Identifying the gene in the anemic mouse model -- the original goal of the study -- was an achievement in itself, and was accomplished through genetic mapping. The researchers were able to pare down their search to a small region on the X chromosome and identified a genetic sequence that became their candidate gene.

But rather than just determining that the identified gene was associated with a specific disorder -- as has happened with such genetic disorders as Huntington's disease, for which there is still limited understanding of how the gene actually acts or, when mutated, wreaks its havoc -- in this study the researchers were actually able to identify the gene's likely role.

They did so by surveying a database of genes in metal metabolism and determining that their gene was extremely similar genetically to another gene, ceruloplasmin, what Vulpe called a "sky blue protein of the blood," already known to be intimately involved in some steps of iron transport--and to contain copper. (Congenital deficiency of ceruloplasmin in mice and humans leads to iron metabolism defects, including iron accumulation in multiple visceral tissues such as the liver and pancreas, as well as the basal ganglia of the brain and the retina of the eye.)

"What's neat about our finding is that we discovered our protein is a homologue of ceruloplasmin and that gives us a clue about what our protein does," said Vulpe. "We knew our gene was important, given the iron deficiency anemia the mutation caused, but determining the similarity to ceruloplasmin gives us a clue that this protein is involved in iron transport, and it gives us a direction for future study."

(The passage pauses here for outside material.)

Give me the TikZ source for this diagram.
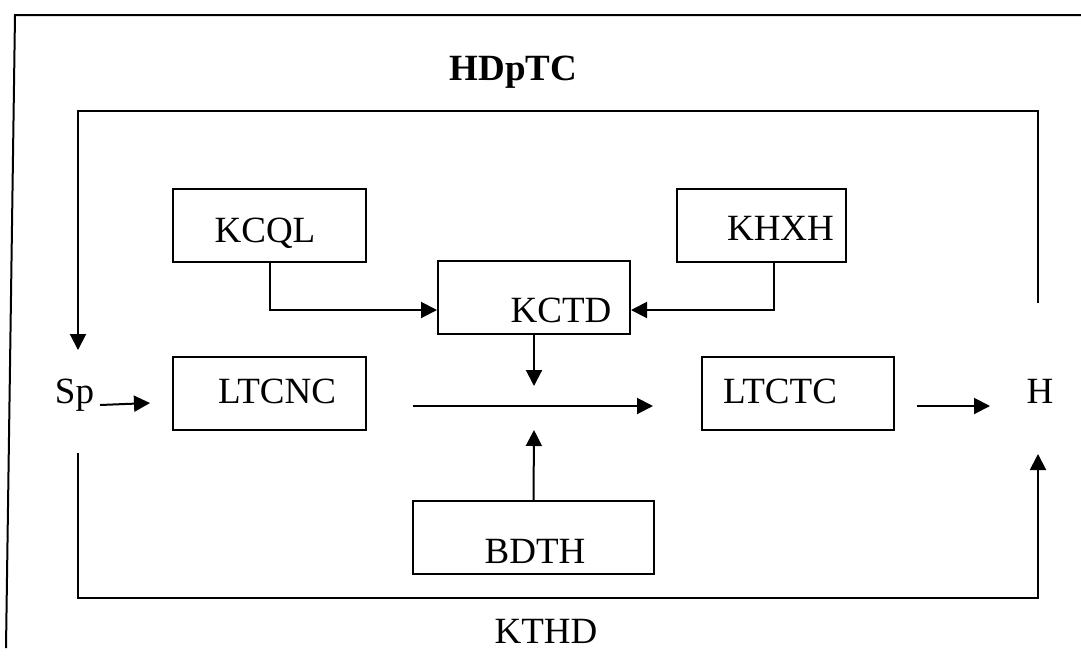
\documentclass[tikz,border=0pt]{standalone}
\usepackage{fontspec}
\setmainfont{Liberation Serif}
\usetikzlibrary{arrows.meta}
\begin{document}
\begin{tikzpicture}[x=0.5pt,y=-0.5pt,line width=1pt,
  >={Triangle[length=8pt,width=8pt]},
  blk/.style={draw,rectangle,inner sep=0pt,minimum height=73*\u},
  txt/.style={anchor=base,inner sep=0pt,font=\fontsize{18.5}{22}\selectfont}]
\def\u{0.5pt};
\useasboundingbox (0,0) rectangle (1081,655);
\draw (1081,15) -- (15,15) -- (6,648);
% blocks
\node[blk,minimum width=193*\u] (KCQL) at (269.5,225) {};
\node[blk,minimum width=169*\u] (KHXH) at (761.5,225.5) {};
\node[blk,minimum width=192*\u] (KCTD) at (534,297.5) {};
\node[blk,minimum width=193*\u] (LTCNC) at (269.5,393.5) {};
\node[blk,minimum width=192*\u] (LTCTC) at (798,393.5) {};
\node[blk,minimum width=241*\u] (BDTH) at (533.5,537.5) {};
% texts
\node[txt] (tKCQL) at (265,242) {KCQL};
\node[txt] (tKHXH) at (780.5,240) {KHXH};
\node[txt] (tKCTD) at (561,322) {KCTD};
\node[txt] (tLTCNC) at (277,403) {LTCNC};
\node[txt] (tLTCTC) at (780,403) {LTCTC};
\node[txt] (tBDTH) at (535,563) {BDTH};
\node[txt] (Sp) at (74.5,403) {Sp};
\node[txt] (H) at (1040,403) {H};
\node[txt,font=\fontsize{18.5}{22}\selectfont\bfseries] (HDpTC) at (513.5,80) {HDpTC};
\node[txt] (KTHD) at (546,643) {KTHD};
% free ends
\coordinate (fbA) at (1038,303);
\coordinate (fbB) at (78,350);
\coordinate (fbC) at (78,453);
\coordinate (fbD) at (1038,454);
\coordinate (spA) at (100,405);
\coordinate (spB) at (150,403);
\coordinate (mA) at (413,406);
\coordinate (mB) at (653,406);
\coordinate (mT) at (534,386);
\coordinate (mD) at (534,430);
\coordinate (hA) at (917,406);
\coordinate (hB) at (990,406);
% connectors
\draw[->] (KCQL.south) |- ([yshift=-6.25pt]KCTD.west);
\draw[->] ([xshift=6.25pt]KHXH.south) |- ([yshift=-6.25pt]KCTD.east);
\draw[->] (KCTD.south) -- (mT);
\draw[->] (BDTH.north) -- (mD);
\draw[->] (mA) -- (mB);
\draw[->] (spA) -- (spB);
\draw[->] (hA) -- (hB);
\draw[->] (fbA) -- (1038,111) -- (78,111) -- (fbB);
\draw[->] (fbC) -- (78,598) -- (1038,598) -- (fbD);
\end{tikzpicture}
\end{document}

Researchers have known since 1928 that the only way to successfully treat anemia in iron deficient rats, swine and people is to supplement their diets not only with iron but also with copper.

Without copper, dietary iron enters the intestinal epithelium normally, but cannot exit into the circulation and eventually is lost during the normal turnover of the epithelium. However, the mechanism by which copper plays a role in intestinal iron export has remained obscure. Moreover, some tissues involved in iron transport, including the intestine, do not express ceruloplasmin, thereby leaving open the question of what mechanism contributes to blocked transport of iron from the intestine to the gut.

"We've discovered a homologue to ceruloplasmin that is located specifically in the intestines," said Vulpe, "Hephaestin probably needs copper just like ceruloplasmin to do its job of iron export."

This is fitting, he explained, taking the opportunity to invoke Ares and Aphrodite. Copper in Greek mythology, he said, is linked to Aphrodite (goddess of love and desire) because she arose from the island of Cyprus, the ancient source of the metal copper. And Ares, god of war was linked to iron, perhaps, suggested Vulpe, because of its use in weapons of war.

"So Hephaestus caught the two, copper and iron, Aphrodite and Ares, shall we say, in a compromising position."

Once again, Hephaestus appears to have revealed copper and iron's intimacy. Co-authors of the study were: Yien-Ming Kuo, PhD and Natasha Libina, BS in Jane Gitschier's laboratory at UC San Francisco in the Howard Hughes Medical Institute; Candice Askwith, PhD, of the Department of Pathology at University of Utah School of Medicine; and Therese L. Murphy, BS Lex Cowley, BS and Greg Anderson, PhD at Queensland Institute of Medical Research, Brisbane, Queensland, Australia.

Christopher Vulpe, MD, PhD, is now an assistant professor in the Department of Nutritional Sciences at UC Berkeley.

The study was funded by grants from: Howard Hughes Medical Institute, NIH, National Health and Medical Research Council of Australia.